### Description of the task:
Print only the lines from the top of the data through the line with "color=raw_color, markersize=10, zorder=4)", both included, skipping every picture.

═════ Dataset records

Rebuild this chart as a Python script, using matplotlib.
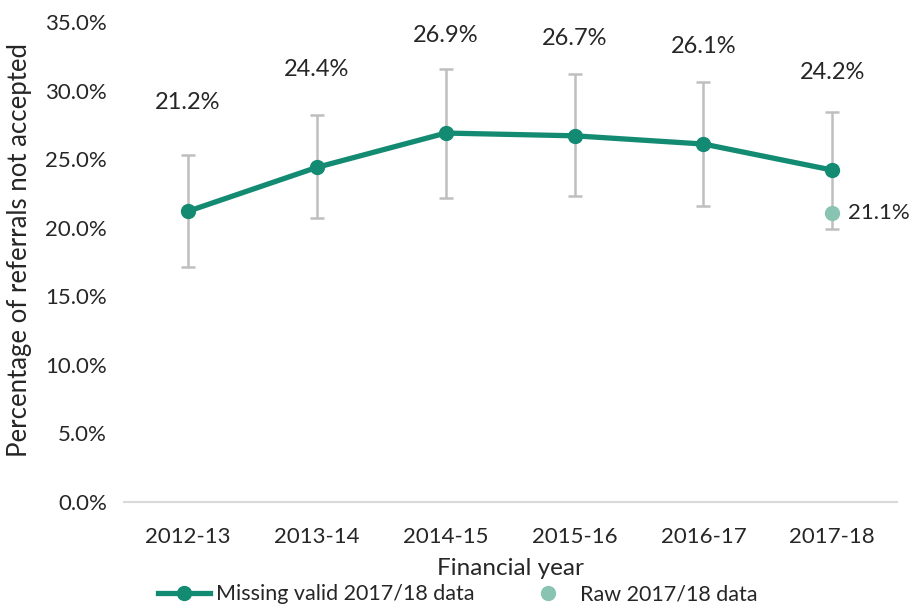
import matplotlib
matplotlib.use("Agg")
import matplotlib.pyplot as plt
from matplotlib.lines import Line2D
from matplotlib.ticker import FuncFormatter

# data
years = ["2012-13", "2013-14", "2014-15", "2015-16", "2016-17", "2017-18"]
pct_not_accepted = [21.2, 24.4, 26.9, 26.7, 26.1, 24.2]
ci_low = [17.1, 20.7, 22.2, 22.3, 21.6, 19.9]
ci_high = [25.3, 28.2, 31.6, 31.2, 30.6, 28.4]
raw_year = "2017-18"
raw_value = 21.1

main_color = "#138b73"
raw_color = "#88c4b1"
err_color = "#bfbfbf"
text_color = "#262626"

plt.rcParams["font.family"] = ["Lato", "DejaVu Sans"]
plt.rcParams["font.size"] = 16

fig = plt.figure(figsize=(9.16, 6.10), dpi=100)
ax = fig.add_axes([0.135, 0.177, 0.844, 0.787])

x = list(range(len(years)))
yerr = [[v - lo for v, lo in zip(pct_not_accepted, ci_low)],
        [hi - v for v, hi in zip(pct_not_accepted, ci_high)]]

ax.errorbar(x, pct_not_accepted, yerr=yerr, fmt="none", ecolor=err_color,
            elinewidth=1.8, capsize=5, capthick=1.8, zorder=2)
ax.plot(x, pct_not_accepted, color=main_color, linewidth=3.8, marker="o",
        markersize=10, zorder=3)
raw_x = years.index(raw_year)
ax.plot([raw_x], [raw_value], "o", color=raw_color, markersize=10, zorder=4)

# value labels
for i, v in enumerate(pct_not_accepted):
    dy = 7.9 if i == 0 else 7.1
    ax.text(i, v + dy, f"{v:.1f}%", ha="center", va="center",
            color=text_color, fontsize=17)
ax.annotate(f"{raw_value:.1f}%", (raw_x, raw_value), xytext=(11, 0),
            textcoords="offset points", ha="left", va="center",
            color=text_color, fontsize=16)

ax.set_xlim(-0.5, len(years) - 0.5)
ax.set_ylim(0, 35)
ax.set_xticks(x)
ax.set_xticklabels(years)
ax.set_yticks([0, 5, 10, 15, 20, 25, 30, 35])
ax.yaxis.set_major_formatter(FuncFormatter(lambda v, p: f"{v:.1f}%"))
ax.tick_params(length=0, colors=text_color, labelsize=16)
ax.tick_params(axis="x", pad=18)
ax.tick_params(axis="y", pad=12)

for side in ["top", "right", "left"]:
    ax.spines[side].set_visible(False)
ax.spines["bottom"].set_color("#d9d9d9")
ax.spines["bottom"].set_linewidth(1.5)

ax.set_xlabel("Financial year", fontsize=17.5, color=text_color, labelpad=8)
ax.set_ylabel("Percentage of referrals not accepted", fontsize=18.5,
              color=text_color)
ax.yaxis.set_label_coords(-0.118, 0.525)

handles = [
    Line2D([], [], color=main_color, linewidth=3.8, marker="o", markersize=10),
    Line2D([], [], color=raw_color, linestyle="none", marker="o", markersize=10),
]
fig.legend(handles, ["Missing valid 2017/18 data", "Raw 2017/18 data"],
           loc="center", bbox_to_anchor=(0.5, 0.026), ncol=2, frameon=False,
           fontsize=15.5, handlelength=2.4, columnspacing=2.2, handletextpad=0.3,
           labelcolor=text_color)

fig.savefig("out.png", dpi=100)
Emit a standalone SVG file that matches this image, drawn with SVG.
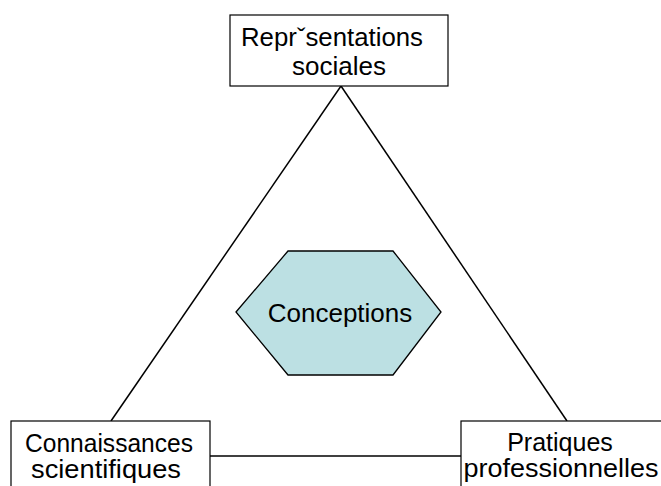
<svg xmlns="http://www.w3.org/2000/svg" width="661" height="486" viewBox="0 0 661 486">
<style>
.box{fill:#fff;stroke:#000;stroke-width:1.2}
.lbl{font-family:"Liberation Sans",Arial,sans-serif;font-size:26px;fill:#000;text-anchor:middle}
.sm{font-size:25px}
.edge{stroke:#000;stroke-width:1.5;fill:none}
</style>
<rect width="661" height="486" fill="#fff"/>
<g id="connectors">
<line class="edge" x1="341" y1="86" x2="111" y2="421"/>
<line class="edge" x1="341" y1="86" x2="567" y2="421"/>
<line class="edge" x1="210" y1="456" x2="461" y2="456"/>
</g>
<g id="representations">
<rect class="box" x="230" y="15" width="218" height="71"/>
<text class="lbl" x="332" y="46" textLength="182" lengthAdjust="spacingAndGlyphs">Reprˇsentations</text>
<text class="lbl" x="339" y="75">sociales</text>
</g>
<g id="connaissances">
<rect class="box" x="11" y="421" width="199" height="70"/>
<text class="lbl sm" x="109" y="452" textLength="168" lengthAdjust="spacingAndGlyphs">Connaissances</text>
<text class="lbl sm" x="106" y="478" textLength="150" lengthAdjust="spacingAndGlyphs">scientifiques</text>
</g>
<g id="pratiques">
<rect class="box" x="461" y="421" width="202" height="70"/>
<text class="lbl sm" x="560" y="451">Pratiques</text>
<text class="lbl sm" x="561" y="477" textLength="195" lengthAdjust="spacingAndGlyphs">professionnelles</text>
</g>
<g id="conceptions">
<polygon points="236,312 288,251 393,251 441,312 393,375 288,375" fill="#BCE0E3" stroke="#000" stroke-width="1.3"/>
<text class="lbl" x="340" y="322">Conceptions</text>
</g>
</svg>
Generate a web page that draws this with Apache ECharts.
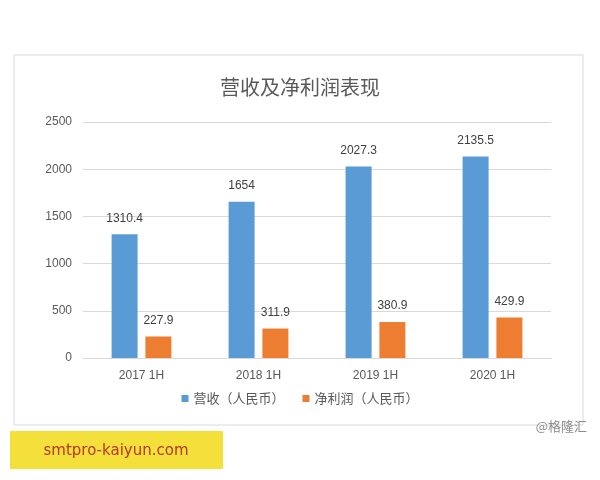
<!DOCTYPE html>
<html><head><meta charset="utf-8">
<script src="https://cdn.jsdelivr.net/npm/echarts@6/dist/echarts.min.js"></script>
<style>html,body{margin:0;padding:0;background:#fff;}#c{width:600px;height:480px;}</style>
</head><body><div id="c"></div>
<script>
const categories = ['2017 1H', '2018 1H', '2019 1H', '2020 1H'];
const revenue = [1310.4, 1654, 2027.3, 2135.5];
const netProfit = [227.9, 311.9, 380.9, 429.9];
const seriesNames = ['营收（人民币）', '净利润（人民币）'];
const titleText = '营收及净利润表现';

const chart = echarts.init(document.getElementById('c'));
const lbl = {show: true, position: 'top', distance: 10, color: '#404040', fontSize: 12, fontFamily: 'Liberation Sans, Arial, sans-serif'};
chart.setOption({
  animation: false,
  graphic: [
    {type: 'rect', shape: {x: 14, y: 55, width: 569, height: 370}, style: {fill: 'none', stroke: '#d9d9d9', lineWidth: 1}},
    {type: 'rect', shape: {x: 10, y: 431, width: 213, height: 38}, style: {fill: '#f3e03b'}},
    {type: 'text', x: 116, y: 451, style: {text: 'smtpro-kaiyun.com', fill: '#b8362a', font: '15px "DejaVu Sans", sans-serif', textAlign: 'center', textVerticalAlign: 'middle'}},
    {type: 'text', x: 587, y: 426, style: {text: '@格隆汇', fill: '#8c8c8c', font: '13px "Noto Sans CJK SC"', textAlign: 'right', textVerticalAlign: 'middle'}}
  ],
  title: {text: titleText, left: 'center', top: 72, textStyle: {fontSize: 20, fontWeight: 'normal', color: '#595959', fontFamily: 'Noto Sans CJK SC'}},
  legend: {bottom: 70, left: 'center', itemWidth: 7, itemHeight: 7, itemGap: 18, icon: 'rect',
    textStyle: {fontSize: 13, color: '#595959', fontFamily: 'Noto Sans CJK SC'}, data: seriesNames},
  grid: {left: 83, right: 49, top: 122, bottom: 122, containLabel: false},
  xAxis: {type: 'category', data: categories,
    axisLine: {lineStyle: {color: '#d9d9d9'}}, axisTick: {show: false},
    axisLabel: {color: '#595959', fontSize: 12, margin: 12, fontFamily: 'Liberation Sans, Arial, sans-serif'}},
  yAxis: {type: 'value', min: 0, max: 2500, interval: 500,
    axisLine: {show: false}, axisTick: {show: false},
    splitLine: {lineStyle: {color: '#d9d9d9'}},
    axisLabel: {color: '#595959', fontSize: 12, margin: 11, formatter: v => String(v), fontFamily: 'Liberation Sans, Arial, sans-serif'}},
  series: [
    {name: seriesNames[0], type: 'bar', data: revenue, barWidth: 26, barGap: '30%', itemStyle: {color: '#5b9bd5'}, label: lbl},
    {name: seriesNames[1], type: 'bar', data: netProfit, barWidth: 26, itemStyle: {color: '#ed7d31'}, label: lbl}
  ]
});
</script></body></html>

══════════

### Result for this exercise:
Rebuild this chart as a Python script, using matplotlib.
import matplotlib
matplotlib.use("Agg")
import matplotlib.pyplot as plt
from matplotlib.lines import Line2D
from matplotlib.ticker import FuncFormatter

# data
years = ["2012-13", "2013-14", "2014-15", "2015-16", "2016-17", "2017-18"]
pct_not_accepted = [21.2, 24.4, 26.9, 26.7, 26.1, 24.2]
ci_low = [17.1, 20.7, 22.2, 22.3, 21.6, 19.9]
ci_high = [25.3, 28.2, 31.6, 31.2, 30.6, 28.4]
raw_year = "2017-18"
raw_value = 21.1

main_color = "#138b73"
raw_color = "#88c4b1"
err_color = "#bfbfbf"
text_color = "#262626"

plt.rcParams["font.family"] = ["Lato", "DejaVu Sans"]
plt.rcParams["font.size"] = 16

fig = plt.figure(figsize=(9.16, 6.10), dpi=100)
ax = fig.add_axes([0.135, 0.177, 0.844, 0.787])

x = list(range(len(years)))
yerr = [[v - lo for v, lo in zip(pct_not_accepted, ci_low)],
        [hi - v for v, hi in zip(pct_not_accepted, ci_high)]]

ax.errorbar(x, pct_not_accepted, yerr=yerr, fmt="none", ecolor=err_color,
            elinewidth=1.8, capsize=5, capthick=1.8, zorder=2)
ax.plot(x, pct_not_accepted, color=main_color, linewidth=3.8, marker="o",
        markersize=10, zorder=3)
raw_x = years.index(raw_year)
ax.plot([raw_x], [raw_value], "o", color=raw_color, markersize=10, zorder=4)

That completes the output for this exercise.